SHORT PROBLEM: Do not repeat pictures. Repeat exactly the lines of the listing below from its first line through the line with "const predBrC = [42, 13];".

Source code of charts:

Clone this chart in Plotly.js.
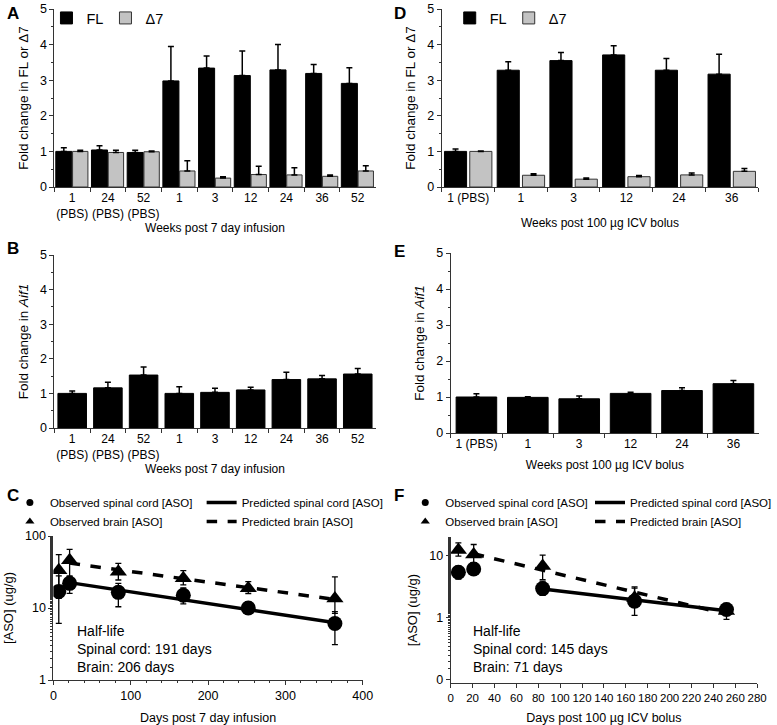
<!DOCTYPE html>
<html>
<head>
<meta charset="utf-8">
<script src="https://cdn.plot.ly/plotly-3.0.1.min.js"></script>
<style>
  html, body { margin: 0; padding: 0; background: #fff; }
  #fig { width: 777px; height: 725px; }
</style>
</head>
<body>
<div id="fig"></div>
<script>
// --- panel A: 7 day infusion, FL vs delta7 ---
const catA = ['1<br>(PBS)', '24<br>(PBS)', '52<br>(PBS)', '1', '3', '12', '24', '36', '52'];
const flA = [1.0, 1.04, 0.97, 2.98, 3.34, 3.13, 3.29, 3.19, 2.91];
const flErrA = [0.1, 0.12, 0.06, 0.97, 0.34, 0.69, 0.71, 0.25, 0.44];
const d7A = [1.0, 0.97, 0.99, 0.45, 0.25, 0.35, 0.34, 0.3, 0.45];
const d7ErrA = [0.03, 0.06, 0.02, 0.29, 0.04, 0.23, 0.2, 0.04, 0.15];

// --- panel D: ICV bolus, FL vs delta7 ---
const catD = ['1 (PBS)', '1', '3', '12', '24', '36'];
const flD = [1.0, 3.28, 3.55, 3.71, 3.28, 3.17];
const flErrD = [0.07, 0.24, 0.23, 0.26, 0.33, 0.56];
const d7D = [1.0, 0.33, 0.22, 0.29, 0.34, 0.44];
const d7ErrD = [0.01, 0.04, 0.03, 0.03, 0.05, 0.08];

// --- panels B / E: Aif1 ---
const aifB = [1.0, 1.16, 1.53, 1.0, 1.03, 1.1, 1.4, 1.42, 1.56];
const aifErrB = [0.07, 0.16, 0.23, 0.19, 0.12, 0.08, 0.21, 0.1, 0.16];
const aifE = [1.0, 0.99, 0.95, 1.1, 1.18, 1.37];
const aifErrE = [0.09, 0.02, 0.08, 0.03, 0.08, 0.09];

// --- panel C: ASO concentration after infusion ---
const daysC = [7, 21, 84, 168, 252, 364];
const scC = [17, 22, 16.5, 15, 10, 6.1];
const scHiC = [28, 28, 22, 19, 12.2, 8.9];
const scLoC = [6.1, 16, 10.4, 11.4, 8.4, 3.1];
const brC = [33.5, 46, 32, 25.8, 18.8, 13.6];
const brHiC = [55, 65, 41.7, 33, 23.2, 27];
const brLoC = [13.6, 27, 24.5, 21, 15.9, 8.4];
const predDaysC = [21, 367];
const predScC = [22.5, 6.2];
const predBrC = [42, 13];

// --- panel F: ASO concentration after bolus ---
const daysF = [7, 21, 84, 168, 252];
const scF = [5.4, 6.1, 2.95, 1.85, 1.36];
const scHiF = [6.8, 7.7, 3.9, 3.15, 1.7];
const scLoF = [4.2, 5.0, 2.3, 1.09, 1.1];
const brF = [12.3, 10.4, 6.8, 2.1, 1.28];
const brHiF = [16, 15.1, 10.2, 3.0, 1.6];
const brLoF = [9.8, 7.7, 4.1, 1.6, 0.94];
const predDaysScF = [84, 252];
const predScF = [2.9, 1.3];
const predDaysBrF = [21, 252];
const predBrF = [10.7, 1.15];

const FONT = 'Liberation Sans, Arial, sans-serif';
const up = (v, e) => ({ type: 'data', symmetric: false, array: e, arrayminus: v.map(() => 0),
                        color: '#000', thickness: 1.5, width: 3 });
const band = (v, hi, lo) => ({ type: 'data', symmetric: false,
                               array: hi.map((h, i) => h - v[i]), arrayminus: lo.map((l, i) => v[i] - l),
                               color: '#000', thickness: 1.3, width: 3 });
const GREY = { color: '#c3c3c3', line: { color: '#333', width: 1 } };
const BLACK = { color: '#000', line: { color: '#000', width: 1 } };

const traces = [
  // A
  { type: 'bar', x: catA, y: flA, error_y: up(flA, flErrA), marker: BLACK, name: 'FL',
    width: 0.45, offset: -0.46, xaxis: 'x', yaxis: 'y', legend: 'legend' },
  { type: 'bar', x: catA, y: d7A, error_y: up(d7A, d7ErrA), marker: GREY, name: 'Δ7',
    width: 0.43, offset: 0.01, xaxis: 'x', yaxis: 'y', legend: 'legend' },
  // D
  { type: 'bar', x: catD, y: flD, error_y: up(flD, flErrD), marker: BLACK, name: 'FL',
    width: 0.42, offset: -0.45, xaxis: 'x2', yaxis: 'y2', legend: 'legend2' },
  { type: 'bar', x: catD, y: d7D, error_y: up(d7D, d7ErrD), marker: GREY, name: 'Δ7',
    width: 0.42, offset: 0.03, xaxis: 'x2', yaxis: 'y2', legend: 'legend2' },
  // B
  { type: 'bar', x: catA, y: aifB, error_y: up(aifB, aifErrB), marker: BLACK, width: 0.8,
    showlegend: false, xaxis: 'x3', yaxis: 'y3' },
  // E
  { type: 'bar', x: catD, y: aifE, error_y: up(aifE, aifErrE), marker: BLACK, width: 0.79,
    showlegend: false, xaxis: 'x4', yaxis: 'y4' },
  // C
  { type: 'scatter', mode: 'lines', x: predDaysC, y: predScC, line: { color: '#000', width: 3.5 },
    name: 'Predicted spinal cord [ASO]', xaxis: 'x5', yaxis: 'y5', legend: 'legend4' },
  { type: 'scatter', mode: 'lines', x: predDaysC, y: predBrC, line: { color: '#000', width: 3.5, dash: 'dash' },
    name: 'Predicted brain [ASO]', xaxis: 'x5', yaxis: 'y5', legend: 'legend4' },
  { type: 'scatter', mode: 'markers', x: daysC, y: scC, error_y: band(scC, scHiC, scLoC),
    marker: { symbol: 'circle', size: 15, color: '#000' }, showlegend: false, xaxis: 'x5', yaxis: 'y5' },
  { type: 'scatter', mode: 'markers', x: daysC, y: brC, error_y: band(brC, brHiC, brLoC),
    marker: { symbol: 'triangle-up', size: 15, color: '#000' }, showlegend: false, xaxis: 'x5', yaxis: 'y5' },
  { type: 'scatter', mode: 'markers', x: [null], y: [null], marker: { symbol: 'circle', size: 7, color: '#000' },
    name: 'Observed spinal cord [ASO]', xaxis: 'x5', yaxis: 'y5', legend: 'legend3' },
  { type: 'scatter', mode: 'markers', x: [null], y: [null], marker: { symbol: 'triangle-up', size: 8, color: '#000' },
    name: 'Observed brain [ASO]', xaxis: 'x5', yaxis: 'y5', legend: 'legend3' },
  // F
  { type: 'scatter', mode: 'lines', x: predDaysScF, y: predScF, line: { color: '#000', width: 3.5 },
    name: 'Predicted spinal cord [ASO]', xaxis: 'x6', yaxis: 'y6', legend: 'legend6' },
  { type: 'scatter', mode: 'lines', x: predDaysBrF, y: predBrF, line: { color: '#000', width: 3.5, dash: 'dash' },
    name: 'Predicted brain [ASO]', xaxis: 'x6', yaxis: 'y6', legend: 'legend6' },
  { type: 'scatter', mode: 'markers', x: daysF, y: scF, error_y: band(scF, scHiF, scLoF),
    marker: { symbol: 'circle', size: 15, color: '#000' }, showlegend: false, xaxis: 'x6', yaxis: 'y6' },
  { type: 'scatter', mode: 'markers', x: daysF, y: brF, error_y: band(brF, brHiF, brLoF),
    marker: { symbol: 'triangle-up', size: 15, color: '#000' }, showlegend: false, xaxis: 'x6', yaxis: 'y6' },
  { type: 'scatter', mode: 'markers', x: [null], y: [null], marker: { symbol: 'circle', size: 7, color: '#000' },
    name: 'Observed spinal cord [ASO]', xaxis: 'x6', yaxis: 'y6', legend: 'legend5' },
  { type: 'scatter', mode: 'markers', x: [null], y: [null], marker: { symbol: 'triangle-up', size: 8, color: '#000' },
    name: 'Observed brain [ASO]', xaxis: 'x6', yaxis: 'y6', legend: 'legend5' }
];

const W = 777, H = 725;
const dx = (a, b) => [a / W, b / W];
const dy = (top, bottom) => [1 - bottom / H, 1 - top / H];

const axBase = {
  showline: true, linecolor: '#333', linewidth: 1, showgrid: false, zeroline: false, tickangle: 0,
  ticks: 'outside', ticklen: 4, tickcolor: '#333', tickfont: { size: 12.5, color: '#000' }
};
const catX = (dom, anchor, title, standoff) => Object.assign({}, axBase, {
  domain: dom, anchor: anchor, type: 'category', tickson: 'boundaries',
  tickfont: { size: 12, color: '#000' },
  title: { text: title, font: { size: 12 }, standoff: standoff }
});
const barY = (dom, anchor, title) => Object.assign({}, axBase, {
  domain: dom, anchor: anchor, range: [0, 5], dtick: 1,
  minor: { ticks: 'outside', ticklen: 2, dtick: 0.5, tickcolor: '#333' },
  title: { text: title, font: { size: 13.5 }, standoff: 8 }
});

const legBase = { bgcolor: 'rgba(0,0,0,0)', font: { size: 11.5, color: '#000' }, xanchor: 'left', yanchor: 'top',
                  tracegroupgap: 0, itemclick: false };

const layout = {
  width: W, height: H,
  margin: { l: 0, r: 0, t: 0, b: 0 },
  paper_bgcolor: '#fff', plot_bgcolor: '#fff',
  font: { family: FONT, color: '#000', size: 12 },
  barmode: 'overlay',
  xaxis: catX(dx(55, 380), 'y', 'Weeks post 7 day infusion', 0),
  yaxis: barY(dy(9, 187), 'x', 'Fold change in FL or Δ7'),
  xaxis2: catX(dx(447, 767), 'y2', 'Weeks post 100 µg ICV bolus', 14),
  yaxis2: barY(dy(9, 187), 'x2', 'Fold change in FL or Δ7'),
  xaxis3: catX(dx(55, 380), 'y3', 'Weeks post 7 day infusion', 1),
  yaxis3: barY(dy(255, 428), 'x3', 'Fold change in <i>Aif1</i>'),
  xaxis4: catX(dx(456, 768), 'y4', 'Weeks post 100 µg ICV bolus', 10),
  yaxis4: barY(dy(253, 433), 'x4', 'Fold change in <i>Aif1</i>'),
  xaxis5: Object.assign({}, axBase, {
    domain: dx(54, 367), anchor: 'y5', range: [0, 400], dtick: 100,
    minor: { ticks: 'outside', ticklen: 2, dtick: 20, tickcolor: '#333' },
    title: { text: 'Days post 7 day infusion', font: { size: 12.5 }, standoff: 14 }
  }),
  yaxis5: Object.assign({}, axBase, {
    domain: dy(536, 680), anchor: 'x5', type: 'log', range: [0, 2], tickvals: [1, 10, 100],
    minor: { ticks: 'outside', ticklen: 2, tickcolor: '#333' },
    title: { text: '[ASO] (ug/g)', font: { size: 13 }, standoff: 8 }
  }),
  xaxis6: Object.assign({}, axBase, {
    domain: dx(456, 766), anchor: 'y6', range: [0, 280], dtick: 20,
    tickfont: { size: 11.5, color: '#000' },
    title: { text: 'Days post 100 µg ICV bolus', font: { size: 12.5 }, standoff: 20 }
  }),
  yaxis6: Object.assign({}, axBase, {
    domain: dy(537, 683), anchor: 'x6', type: 'log', range: [-1.05, 1.3],
    tickvals: [0.1, 1, 10], ticktext: ['0', '1', '10'],
    minor: { ticks: 'outside', ticklen: 2, tickcolor: '#333' },
    title: { text: '[ASO] (ug/g)', font: { size: 13 }, standoff: 8 }
  }),
  legend: Object.assign({}, legBase, { x: 47 / W, y: 1 - 2 / H, orientation: 'h', entrywidth: 14,
                                       font: { size: 14.5 } }),
  legend2: Object.assign({}, legBase, { x: 455 / W, y: 1 - 2 / H, orientation: 'h', entrywidth: 14,
                                        font: { size: 14.5 } }),
  legend3: Object.assign({}, legBase, { x: 10 / W, y: 1 - 488 / H }),
  legend4: Object.assign({}, legBase, { x: 204 / W, y: 1 - 488 / H }),
  legend5: Object.assign({}, legBase, { x: 410 / W, y: 1 - 488 / H }),
  legend6: Object.assign({}, legBase, { x: 597 / W, y: 1 - 488 / H }),
  annotations: [
    ['A', 5, 2], ['D', 397, 2], ['B', 5, 237], ['E', 397, 240], ['C', 5, 484], ['F', 397, 484]
  ].map(([t, x, y]) => ({
    text: '<b>' + t + '</b>', xref: 'paper', yref: 'paper', x: x / W, y: 1 - y / H,
    xanchor: 'left', yanchor: 'top', showarrow: false, font: { size: 17 }
  })).concat([
    { text: 'Half-life<br>Spinal cord: 191 days<br>Brain: 206 days', xref: 'paper', yref: 'paper',
      x: 76 / W, y: 1 - 621 / H, xanchor: 'left', yanchor: 'top', align: 'left', showarrow: false,
      font: { size: 14 } },
    { text: 'Half-life<br>Spinal cord: 145 days<br>Brain: 71 days', xref: 'paper', yref: 'paper',
      x: 477 / W, y: 1 - 621 / H, xanchor: 'left', yanchor: 'top', align: 'left', showarrow: false,
      font: { size: 14 } }
  ])
};

Plotly.newPlot('fig', traces, layout, { displayModeBar: false, staticPlot: true });
</script>
</body>
</html>
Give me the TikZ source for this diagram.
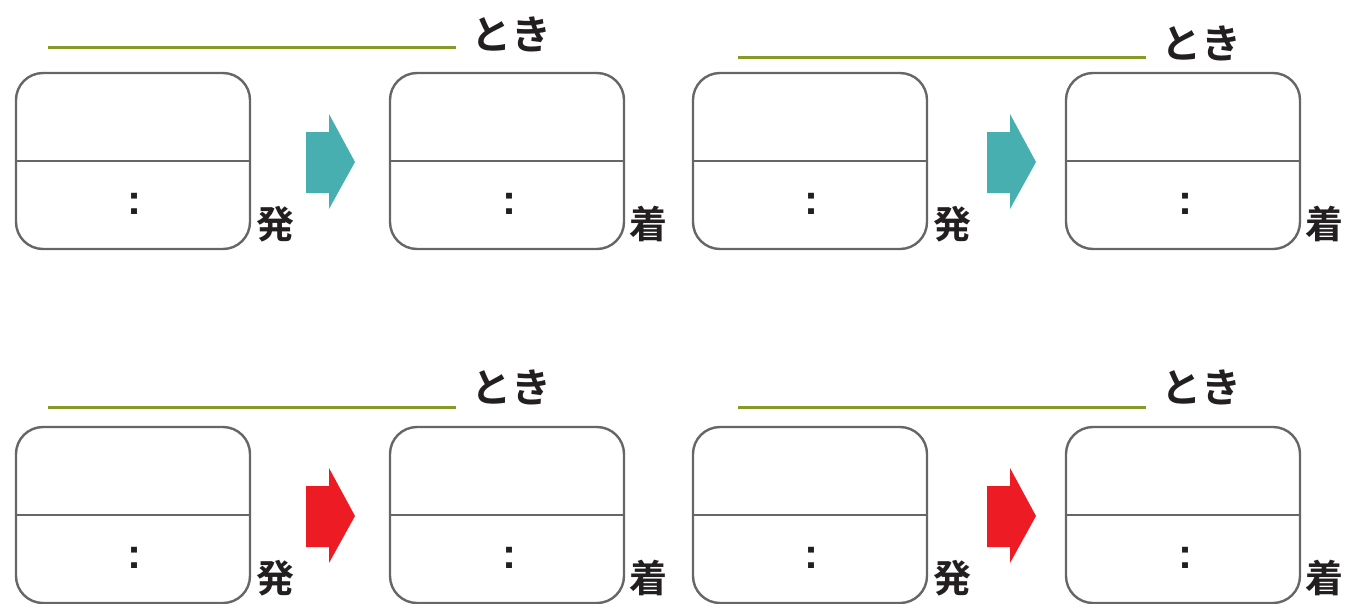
\documentclass[tikz,border=0pt]{standalone}
\usepackage{fontspec}
\newfontfamily\jpfont{Noto Sans CJK JP}[BoldFont={* Bold}]
\newfontfamily\colonfont{Liberation Sans}
\definecolor{boxgray}{HTML}{666666}
\definecolor{olive}{HTML}{869A2A}
\definecolor{tealarr}{HTML}{47AFAF}
\definecolor{redarr}{HTML}{ED1C24}
\definecolor{txt}{HTML}{231F20}
\begin{document}
\begin{tikzpicture}[x=1pt,y=-1pt,
  cardbox/.style={draw=boxgray,line width=2.4pt,rounded corners=27pt,minimum width=234pt,minimum height=176pt,inner sep=0pt},
  divline/.style={draw=boxgray,line width=2.6pt},
  blank/.style={draw=olive,line width=3pt},
  tokilabel/.style={font=\jpfont\bfseries\fontsize{40}{40}\selectfont,text=txt,inner sep=0pt},
  sidelabel/.style={font=\jpfont\bfseries\fontsize{38}{38}\selectfont,text=txt,inner sep=0pt},
  colonlabel/.style={font=\colonfont\bfseries\fontsize{42}{42}\selectfont,text=txt,inner sep=0pt}
]
\useasboundingbox (0,0) rectangle (1347,603);
% #1 name, #2 x of depart box, #3 x of arrive box, #4 top y, #5 line y, #6 toki y, #7 arrow colour, #8 line start, #9 arrow x
\newcommand{\panel}[9]{%
  \node[cardbox] (#1a) at (#2+117,#4+88) {};
  \node[cardbox] (#1b) at (#3+117,#4+88) {};
  \draw[divline] (#1a.west|-0,#4+88) -- (#1a.east|-0,#4+88);
  \draw[divline] (#1b.west|-0,#4+88) -- (#1b.east|-0,#4+88);
  \node[colonlabel] (#1ac) at (#2+118,#4+131) {:};
  \node[colonlabel] (#1bc) at (#3+119,#4+131) {:};
  \node[sidelabel] (#1ad) at (#2+259,#4+151) {発};
  \node[sidelabel] (#1bd) at (#3+258,#4+151) {着};
  \coordinate (#1ls) at (#8,#5);
  \coordinate (#1le) at (#8+408,#5);
  \draw[blank] (#1ls) -- (#1le);
  \node[tokilabel] (#1t) at (#8+463,#6) {とき};
  \fill[#7] (#9,#4+59) -- (#9+23,#4+59) -- (#9+23,#4+41) -- (#9+49,#4+89)
     -- (#9+23,#4+136) -- (#9+23,#4+120) -- (#9,#4+120) -- cycle;
}
\panel{p}{16}{390}{73}{47}{34}{tealarr}{48}{306}
\panel{q}{693}{1066}{73}{57}{43}{tealarr}{738}{987}
\panel{r}{16}{390}{427}{407}{387}{redarr}{48}{306}
\panel{s}{693}{1066}{427}{407}{387}{redarr}{738}{987}
\end{tikzpicture}
\end{document}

EXERCISE OUTPUT:
Clone this chart in Plotly.js.
<!DOCTYPE html>
<html>
<head>
<meta charset="utf-8">
<script src="https://cdn.plot.ly/plotly-3.0.1.min.js"></script>
<style>
  html, body { margin: 0; padding: 0; background: #fff; }
  #fig { width: 777px; height: 725px; }
</style>
</head>
<body>
<div id="fig"></div>
<script>
// --- panel A: 7 day infusion, FL vs delta7 ---
const catA = ['1<br>(PBS)', '24<br>(PBS)', '52<br>(PBS)', '1', '3', '12', '24', '36', '52'];
const flA = [1.0, 1.04, 0.97, 2.98, 3.34, 3.13, 3.29, 3.19, 2.91];
const flErrA = [0.1, 0.12, 0.06, 0.97, 0.34, 0.69, 0.71, 0.25, 0.44];
const d7A = [1.0, 0.97, 0.99, 0.45, 0.25, 0.35, 0.34, 0.3, 0.45];
const d7ErrA = [0.03, 0.06, 0.02, 0.29, 0.04, 0.23, 0.2, 0.04, 0.15];

// --- panel D: ICV bolus, FL vs delta7 ---
const catD = ['1 (PBS)', '1', '3', '12', '24', '36'];
const flD = [1.0, 3.28, 3.55, 3.71, 3.28, 3.17];
const flErrD = [0.07, 0.24, 0.23, 0.26, 0.33, 0.56];
const d7D = [1.0, 0.33, 0.22, 0.29, 0.34, 0.44];
const d7ErrD = [0.01, 0.04, 0.03, 0.03, 0.05, 0.08];

// --- panels B / E: Aif1 ---
const aifB = [1.0, 1.16, 1.53, 1.0, 1.03, 1.1, 1.4, 1.42, 1.56];
const aifErrB = [0.07, 0.16, 0.23, 0.19, 0.12, 0.08, 0.21, 0.1, 0.16];
const aifE = [1.0, 0.99, 0.95, 1.1, 1.18, 1.37];
const aifErrE = [0.09, 0.02, 0.08, 0.03, 0.08, 0.09];

// --- panel C: ASO concentration after infusion ---
const daysC = [7, 21, 84, 168, 252, 364];
const scC = [17, 22, 16.5, 15, 10, 6.1];
const scHiC = [28, 28, 22, 19, 12.2, 8.9];
const scLoC = [6.1, 16, 10.4, 11.4, 8.4, 3.1];
const brC = [33.5, 46, 32, 25.8, 18.8, 13.6];
const brHiC = [55, 65, 41.7, 33, 23.2, 27];
const brLoC = [13.6, 27, 24.5, 21, 15.9, 8.4];
const predDaysC = [21, 367];
const predScC = [22.5, 6.2];
const predBrC = [42, 13];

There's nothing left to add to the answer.